Inevitably a students' hand is raised: "Your grading system is not fair." "I am the professor," retorts Wengert. "I can grade however I wish." The student insists, "But what you ought to do is grade us according to how well we learn the material. You should look at our papers and exams to see how well we have understood the content of the course and grade us on that." The class nods in affirmation (especially the tall students).
Professor Wengert then replies, "By using words like should and ought, you betray your alleged conviction that truth is relative. If you were a true relativist, you would realize that there is no external standard to which my grading should conform. If my truth and my ethic lead me to an alternate grading system that you deem inappropriate, c'est la vie! I will grade however I wish."

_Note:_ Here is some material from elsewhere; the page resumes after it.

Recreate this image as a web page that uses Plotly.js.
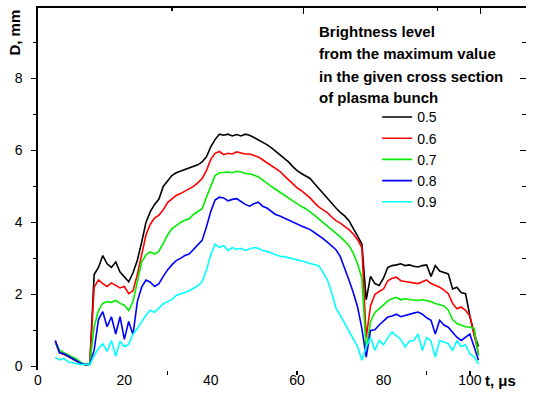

The fact that modern education promotes and teaches that truth is relative is absurd. If relativism is defined as accepting and giving equal value to all views and options, than education has just cornered itself into ignorance. It has become the very thing it was fighting against. Why? Because it robs the very foundation of any kind of teaching and educating. By teaching all truth is relative and varying beliefs are all true they teach that there is no absolute truth. But that statement can only be established if it is absolutely true, which, for the relativist, can never be the case. So education has no foundation by which to educate anyone. If there is no absolute truth in education, than why listen and learn, why be motivated to grow? There is no reason, and no authority that can shed light on reason because authority means "higher than" and nothing relative can be "higher than". Education, without a foundation on truth, and an authority established by that truth is ignorance.